Various studies have given rise to the rule of thumb that the cost of employee turnover is between one-and-a-half to three times that employee's pay.
And that's without calculating the possible negative downstream costs, which could extend as far as customer perception of the company.
But according to Rehm, quoting an Australasian study, "less than 30 per cent of HR professionals calculate the cost of turnover".
And they tend to look for a one-shot answer. "Someone, such as a senior line manager, raises the red flag on employee turnover, recognising its potentially devastating impact," says Rehm.
"Then someone, usually from HR, pulls an initiative together that fails to respect the individual manager's key role in the retention equation.

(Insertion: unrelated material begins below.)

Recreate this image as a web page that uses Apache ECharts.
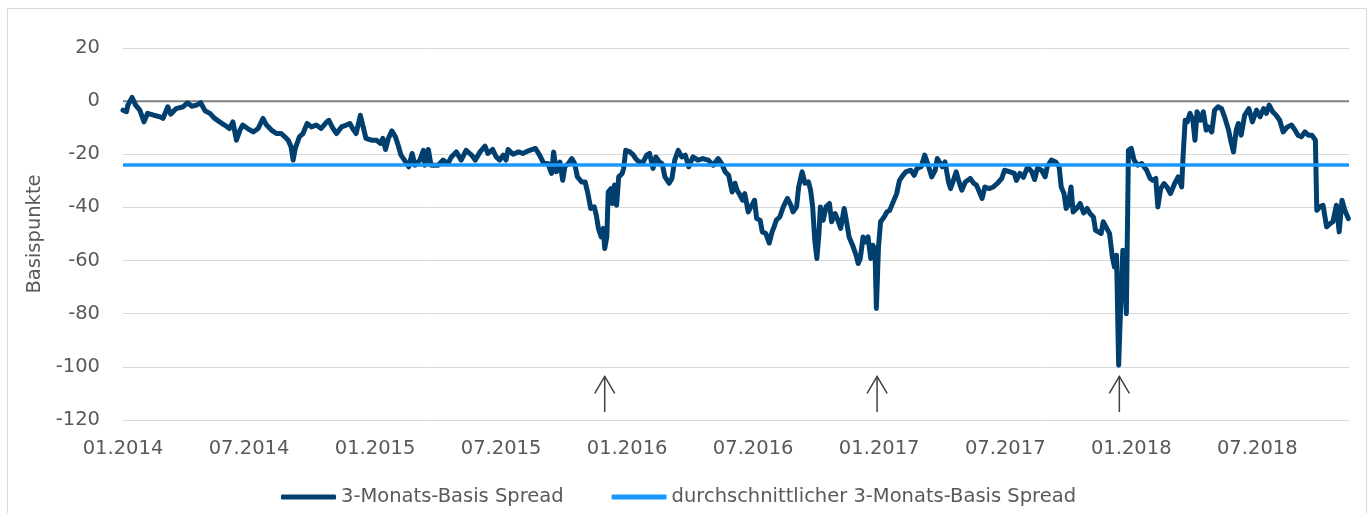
<!DOCTYPE html>
<html>
<head>
<meta charset="utf-8">
<script src="https://cdn.jsdelivr.net/npm/echarts@6/dist/echarts.min.js"></script>
<style>
  html, body { margin: 0; padding: 0; background: #fff; }
  #frame { position: absolute; left: 7px; top: 8px; width: 1360px; height: 540px; border: 1px solid #d9d9d9; box-sizing: border-box; }
  #main { position: absolute; left: 0; top: 0; width: 1372px; height: 513px; }
</style>
</head>
<body>
<div id="frame"></div>
<div id="main"></div>
<script>
// 3-Monats-Basis Spread (Basispunkte)
const dates = [
  '2014-01-01','2014-01-06','2014-01-08','2014-01-14','2014-01-19','2014-01-25','2014-02-01','2014-02-06','2014-02-15','2014-02-24',
  '2014-02-28','2014-03-05','2014-03-09','2014-03-17','2014-03-27','2014-04-03','2014-04-09','2014-04-16','2014-04-22','2014-04-28',
  '2014-05-05','2014-05-12','2014-05-19','2014-05-26','2014-06-03','2014-06-08','2014-06-13','2014-06-18','2014-06-22','2014-06-29',
  '2014-07-07','2014-07-14','2014-07-21','2014-07-26','2014-08-03','2014-08-10','2014-08-17','2014-08-22','2014-08-27','2014-09-01',
  '2014-09-04','2014-09-07','2014-09-13','2014-09-18','2014-09-24','2014-09-30','2014-10-07','2014-10-14','2014-10-22','2014-10-25',
  '2014-11-01','2014-11-06','2014-11-13','2014-11-20','2014-11-25','2014-11-29','2014-12-04','2014-12-10','2014-12-14','2014-12-18',
  '2014-12-26','2015-01-03','2015-01-09','2015-01-12','2015-01-16','2015-01-20','2015-01-25','2015-01-30','2015-02-04','2015-02-08',
  '2015-02-13','2015-02-19','2015-02-24','2015-02-28','2015-03-05','2015-03-10','2015-03-12','2015-03-17','2015-03-21','2015-04-01',
  '2015-04-08','2015-04-15','2015-04-20','2015-04-27','2015-05-04','2015-05-11','2015-05-19','2015-05-24','2015-05-31','2015-06-08',
  '2015-06-12','2015-06-19','2015-06-24','2015-06-29','2015-07-04','2015-07-08','2015-07-11','2015-07-18','2015-07-26','2015-08-02',
  '2015-08-10','2015-08-20','2015-08-26','2015-09-02','2015-09-08','2015-09-13','2015-09-16','2015-09-20','2015-09-25','2015-09-29',
  '2015-10-02','2015-10-07','2015-10-12','2015-10-16','2015-10-20','2015-10-26','2015-11-01','2015-11-05','2015-11-09','2015-11-14',
  '2015-11-17','2015-11-20','2015-11-24','2015-11-27','2015-11-29','2015-12-02','2015-12-04','2015-12-08','2015-12-10','2015-12-13',
  '2015-12-16','2015-12-19','2015-12-24','2015-12-26','2015-12-29','2016-01-05','2016-01-10','2016-01-13','2016-01-18','2016-01-24',
  '2016-01-29','2016-02-03','2016-02-08','2016-02-12','2016-02-17','2016-02-21','2016-02-25','2016-03-01','2016-03-05','2016-03-09',
  '2016-03-14','2016-03-19','2016-03-24','2016-03-29','2016-04-05','2016-04-12','2016-04-19','2016-04-27','2016-05-04','2016-05-11',
  '2016-05-16','2016-05-21','2016-05-26','2016-05-31','2016-06-05','2016-06-08','2016-06-11','2016-06-16','2016-06-19','2016-06-24',
  '2016-06-29','2016-07-03','2016-07-06','2016-07-11','2016-07-14','2016-07-19','2016-07-24','2016-07-28','2016-07-31','2016-08-04',
  '2016-08-09','2016-08-14','2016-08-20','2016-08-25','2016-08-28','2016-09-03','2016-09-06','2016-09-11','2016-09-15','2016-09-20',
  '2016-09-23','2016-09-26','2016-09-29','2016-10-02','2016-10-05','2016-10-07','2016-10-11','2016-10-15','2016-10-20','2016-10-23',
  '2016-10-28','2016-11-02','2016-11-06','2016-11-11','2016-11-14','2016-11-18','2016-11-23','2016-11-28','2016-12-01','2016-12-04',
  '2016-12-08','2016-12-12','2016-12-15','2016-12-19','2016-12-22','2016-12-25','2016-12-27','2016-12-30','2017-01-03','2017-01-08',
  '2017-01-12','2017-01-16','2017-01-21','2017-01-26','2017-01-30','2017-02-05','2017-02-09','2017-02-16','2017-02-21','2017-02-25',
  '2017-03-01','2017-03-06','2017-03-11','2017-03-16','2017-03-21','2017-03-24','2017-03-31','2017-04-05','2017-04-10','2017-04-13',
  '2017-04-17','2017-04-21','2017-04-25','2017-04-29','2017-05-04','2017-05-11','2017-05-16','2017-05-20','2017-05-25','2017-05-28',
  '2017-06-02','2017-06-08','2017-06-14','2017-06-20','2017-06-26','2017-06-30','2017-07-08','2017-07-14','2017-07-17','2017-07-22',
  '2017-07-27','2017-08-03','2017-08-09','2017-08-13','2017-08-17','2017-08-23','2017-08-28','2017-09-01','2017-09-07','2017-09-13',
  '2017-09-18','2017-09-21','2017-09-25','2017-09-28','2017-10-01','2017-10-05','2017-10-08','2017-10-13','2017-10-18','2017-10-23',
  '2017-10-28','2017-11-02','2017-11-07','2017-11-10','2017-11-14','2017-11-18','2017-11-21','2017-11-26','2017-11-30','2017-12-04',
  '2017-12-07','2017-12-10','2017-12-13','2017-12-16','2017-12-19','2017-12-21','2017-12-24','2017-12-27','2018-01-01','2018-01-05',
  '2018-01-10','2018-01-16','2018-01-18','2018-01-23','2018-01-28','2018-02-02','2018-02-06','2018-02-09','2018-02-13','2018-02-18',
  '2018-02-22','2018-02-27','2018-03-03','2018-03-08','2018-03-13','2018-03-15','2018-03-18','2018-03-21','2018-03-25','2018-03-29',
  '2018-04-02','2018-04-05','2018-04-10','2018-04-14','2018-04-18','2018-04-21','2018-04-26','2018-04-30','2018-05-05','2018-05-10',
  '2018-05-15','2018-05-20','2018-05-23','2018-05-27','2018-05-31','2018-06-04','2018-06-08','2018-06-13','2018-06-19','2018-06-24',
  '2018-06-30','2018-07-05','2018-07-10','2018-07-14','2018-07-18','2018-07-23','2018-07-28','2018-08-03','2018-08-08','2018-08-14',
  '2018-08-20','2018-08-25','2018-08-29','2018-09-04','2018-09-09','2018-09-14','2018-09-19','2018-09-24','2018-09-26','2018-09-30',
  '2018-10-05','2018-10-10','2018-10-15','2018-10-19','2018-10-24','2018-10-28','2018-11-02','2018-11-06','2018-11-11'
];
const spread = [
  -3.4,-4,-1.5,1.4,-1.5,-3.4,-7.8,-4.6,-5.3,-5.9,
  -6.5,-2.1,-4.9,-2.8,-2.1,-0.6,-1.9,-1.5,-0.6,-3.6,
  -4.6,-6.5,-7.8,-9,-10.3,-7.8,-14.7,-10.9,-9,-10.3,
  -11.6,-10.3,-6.5,-9,-10.9,-12.2,-12.2,-13.4,-14.7,-17.2,
  -22.2,-17.8,-13.4,-12.2,-8.4,-9.7,-9,-10.3,-7.8,-7.2,
  -10.3,-12.2,-9.7,-9,-8.4,-10.3,-12.2,-5.3,-9.7,-14,
  -14.7,-14.7,-15.9,-14,-18.2,-14,-11.2,-13.4,-16.6,-20.3,
  -22.2,-24.7,-19.7,-24.1,-22.2,-18.5,-24.1,-18.2,-24.1,-24.1,
  -22.2,-23.5,-21,-19.1,-22.2,-18.5,-20.3,-22.2,-19.1,-16.9,
  -19.7,-18.2,-21,-22.2,-20.3,-22.2,-18.2,-20,-19.1,-19.7,
  -18.7,-17.8,-20.3,-23.5,-23.5,-27.2,-19.1,-26.6,-22.9,-29.8,
  -24.7,-23.5,-21.6,-23.5,-28.5,-30.4,-30.4,-34.8,-40.4,-39.8,
  -42.9,-47.9,-51.1,-47.9,-55.5,-51.1,-34.2,-32.9,-38.5,-31.6,
  -39.2,-28.5,-27.2,-25.3,-18.5,-19.1,-20.3,-21.6,-22.9,-22.9,
  -20.3,-19.7,-25.3,-21,-22.9,-23.5,-28.5,-30.9,-29.1,-22.2,
  -18.5,-21,-20.3,-24.7,-21,-22.2,-21.6,-22.2,-24.1,-21.6,
  -23.5,-26.6,-27.9,-34.2,-30.9,-33.5,-34.8,-37.3,-34.8,-41.7,
  -39.2,-37.3,-44.2,-44.8,-49.2,-49.8,-53.4,-49.2,-47.3,-44.8,
  -43.6,-39.8,-36.6,-39.2,-41.7,-39.8,-32.3,-26.6,-30.9,-30.4,
  -33.5,-39.8,-52.4,-59.2,-49.8,-39.8,-44.8,-39.8,-38.5,-45.4,
  -42.3,-44.8,-47.9,-40.4,-44.8,-51.1,-54.2,-58,-61.1,-59.2,
  -51.1,-53,-51.1,-59.2,-54.2,-56.1,-78,-54.9,-45.4,-43.6,
  -41.7,-41.1,-37.9,-34.8,-29.8,-27.9,-26.6,-26,-27.9,-25.3,
  -24.7,-20.3,-24.1,-28.5,-26,-21.6,-24.7,-22.9,-30.4,-32.9,
  -29.8,-26.6,-30.4,-33.5,-30.4,-29.1,-30.9,-31.6,-34.8,-36.6,
  -32.3,-32.9,-32.3,-30.9,-29.1,-26,-26.6,-27.2,-29.8,-27.2,
  -28.7,-24.7,-26.6,-29.5,-25.3,-26,-28.5,-24.7,-22.2,-22.9,
  -24.7,-32.3,-34.8,-40.4,-39.2,-32.3,-41.7,-40.4,-38.5,-42.1,
  -40.4,-42.3,-43.6,-48.6,-49.2,-49.8,-45.4,-47.9,-49.8,-58.6,
  -62.4,-58,-99.4,-76.2,-56.1,-61.1,-80,-18.5,-17.8,-22.2,
  -24.1,-23.5,-24.1,-26,-29.1,-29.8,-29.1,-39.8,-32.9,-31,
  -32.3,-34.8,-31,-28.5,-32.3,-21,-7.2,-7.8,-4.6,-7.2,
  -14.7,-4,-7.2,-4,-10.9,-9.7,-11.6,-3.4,-2.1,-2.8,
  -6.5,-10.9,-14.7,-19.1,-10.9,-8.4,-12.8,-5.3,-2.8,-7.8,
  -3.4,-5.9,-2.8,-4.6,-1.5,-4,-5.3,-7.2,-11.6,-9.7,
  -9,-10.9,-12.8,-13.4,-11.6,-12.8,-12.8,-14.7,-41.1,-39.8,
  -39.2,-47.3,-46.1,-45.4,-39.2,-49.2,-37.3,-41.1,-44.2
];
const avgSpread = -24;
const axisStart = '2014-01-01';
const axisEnd = '2018-11-12';
const arrowDates = ['2015-11-29', '2016-12-28', '2017-12-14'];
const arrowTop = -103.6;
const arrowBottom = -117;
const yTicks = [-120, -100, -80, -60, -40, -20, 0, 20];

// months since 01.2014 (fractional)
function toMonth(s) {
  const p = s.split('-').map(Number);
  return (p[0] - 2014) * 12 + (p[1] - 1) + (p[2] - 1) / 30;
}
const xMin = toMonth(axisStart);
const xMax = toMonth(axisEnd);

const chartDom = document.getElementById('main');
const myChart = echarts.init(chartDom);
const font = 'DejaVu Sans';
const grey = '#595959';
const fs = 19.5;

const option = {
  animation: false,
  textStyle: { fontFamily: font },
  grid: { left: 123, right: 23, top: 48, bottom: 93 },
  legend: {
    data: ['3-Monats-Basis Spread', 'durchschnittlicher 3-Monats-Basis Spread'],
    icon: 'roundRect',
    left: 276,
    top: 482,
    itemWidth: 55,
    itemHeight: 5,
    itemGap: 48,
    textStyle: { fontFamily: font, fontSize: fs, color: grey }
  },
  xAxis: {
    type: 'value',
    min: xMin,
    max: xMax,
    interval: 6,
    axisLine: { show: false },
    axisTick: { show: false },
    splitLine: { show: false },
    axisLabel: {
      margin: 19,
      fontSize: fs,
      color: grey,
      fontFamily: font,
      showMaxLabel: false,
      formatter: function (v) {
        if (Math.abs(v % 6) > 1e-6) return '';
        const y = 2014 + Math.floor(v / 12);
        const m = Math.round(v % 12) + 1;
        return (m < 10 ? '0' + m : m) + '.' + y;
      }
    }
  },
  yAxis: {
    type: 'value',
    min: yTicks[0],
    max: yTicks[yTicks.length - 1],
    interval: 20,
    name: 'Basispunkte',
    nameLocation: 'middle',
    nameRotate: 90,
    nameGap: 76,
    nameTextStyle: { fontFamily: font, fontSize: fs, color: grey },
    axisLine: { show: false },
    axisTick: { show: false },
    axisLabel: { margin: 23, fontSize: fs, color: grey, fontFamily: font },
    splitLine: { lineStyle: { color: '#d9d9d9', width: 1 } }
  },
  series: [
    {
      name: 'zero',
      type: 'line',
      data: [[xMin, 0], [xMax, 0]],
      symbol: 'none',
      silent: true,
      lineStyle: { color: '#808080', width: 2 },
      z: 1
    },
    {
      name: '3-Monats-Basis Spread',
      type: 'line',
      data: dates.map((d, i) => [toMonth(d), spread[i]]),
      symbol: 'none',
      color: '#003f6e',
      lineStyle: { color: '#003f6e', width: 5, join: 'round', cap: 'round' },
      z: 2
    },
    {
      name: 'durchschnittlicher 3-Monats-Basis Spread',
      type: 'line',
      data: [[xMin, avgSpread], [xMax, avgSpread]],
      symbol: 'none',
      color: '#1a98fb',
      lineStyle: { color: '#1a98fb', width: 3.5 },
      z: 3
    },
    {
      name: 'arrows',
      type: 'custom',
      silent: true,
      clip: false,
      data: arrowDates.map((d) => [toMonth(d), arrowTop, arrowBottom]),
      renderItem: function (params, api) {
        const top = api.coord([api.value(0), api.value(1)]);
        const bot = api.coord([api.value(0), api.value(2)]);
        const st = { stroke: '#404040', lineWidth: 1.5, fill: null };
        return {
          type: 'group',
          children: [
            { type: 'line', shape: { x1: bot[0], y1: bot[1], x2: top[0], y2: top[1] }, style: st },
            { type: 'polyline', shape: { points: [[top[0] - 10, top[1] + 17], [top[0], top[1]], [top[0] + 10, top[1] + 17]] }, style: st }
          ]
        };
      },
      z: 4
    }
  ]
};

option && myChart.setOption(option);

window.addEventListener('resize', () => {
  myChart.resize();
});
</script>
</body>
</html>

Instead, an attempt is made to find the silver bullet through some strategic plan or organisational system. The result is ... limited results or no results at all."
But bosses can't avoid being in the front-line. And here's the proof: the Gallup organisation did a long-term study involving 80,000 managers, more than a million employees and more than 400 companies, which found that a staffer's relationship with his or her direct boss was more important to retention than pay and perks.
In the book that followed, First, Break All The Rules: what the world's greatest managers do differently (Simon and Shuster), researchers Marcus Buckingham and Curt Coffman say that people may be lured to a company primarily by pay and benefits.
But it's the relationship with the immediate manager which determines how long their feet stay under the desk.
According to the book, great managers don't necessarily treat their employees as they would like to be treated. But they do recognise that everyone is different, with different motivations, and different strengths, and work to those.
Research by Rehm and United States-based associate Lynn Ware, of California-based Integral Training Systems, has found that companies which retain staff well also have good organisational systems.
But drilling down, they found that 72 specific practices by bosses were linked to staff staying put, and they claim that retention-skilled managers are three times more likely to retain their employees.
These behaviours can be spelled out under a model Ware and Rehm call TALENT - one in which they have so much faith that it's been copyrighted. And this is what it looks like:
Targeted recruitment and hiring: The manager's ability to hire people who will stay with the company, not just do a job. Management practices for hiring for cultural fit and giving realistic job previews, rather than rose-tinted ones, are linked to employees staying longer.
Achievement: What is the manager doing to ensure the employee is succeeding at work? Does the boss ensure that the right tools and training are available to reach goals? Does work take employee strengths into account?
Learning and professional growth: How familiar is the manager with the learning desires of the employee? Is there a plan in place to ensure the staffer is learning and growing in areas of interest, as well as to cater for the company's future needs?
Ensuring recognition: "One of the most frequently cited reasons given by employees who voluntarily leave," says Rehm, "is that the employees' perceived contribution to the enterprise failed to be recognised by management."
Nurturing careers: To what degree does the boss help to connect a staffer to people in the company who can influence careers? Does the boss help staff to take a look at the next steps in their career? Are jobs assigned that will promote someone's career? Answer yes, and an employee is likely to stay longer.
Team collaboration: A manager who hires competent people who work well together will be more likely to keep them all. According to Rehm, the glue that sticks people to an organisation is strengthened by staff who feel they are part of an equally contributing team and with whose members they work well.
It seems a super-boss is required - can managers really learn for good the sorts of skills that keep staff longer? Absolutely, says Rehm, and tells this story.
He and former Woolworths HR head Aston Moss banded together last year to look at turnover in the 9500-employee retailer.
At the time, the company suffered 60 per cent turnover overall; almost one in every two employees left within six months, says Moss. Less than one person in 10 stayed for five or more years.
A survey found that team collaboration, following by ensuring recognition and learning, were rated the most important things to employees. These were closely followed by achievement, targeted hiring, and nurturing of careers.
The training of managers started with feedback from their team members on how they were perceived. They were trained to gauge whether people were at low, medium or high risk of leaving, and taught how to work with the high-risk ones to find solutions to keep them, says Moss.
Managers, he says, need to align with their team, understand what drives each team member and the team itself, and stay in touch, without getting in each other's pockets.
They need to know what personal and professional issues may impact on performance, says Moss, and how to handle someone's career aspirations. Most importantly, the skills learned were absorbed into day-to-day running of the company.
The project's results? Over a four-month period, the retention rate improved three per cent, apart from one month.
Moss estimates that there were millions if dollars of benefit in tackling turnover by focusing on managers' role.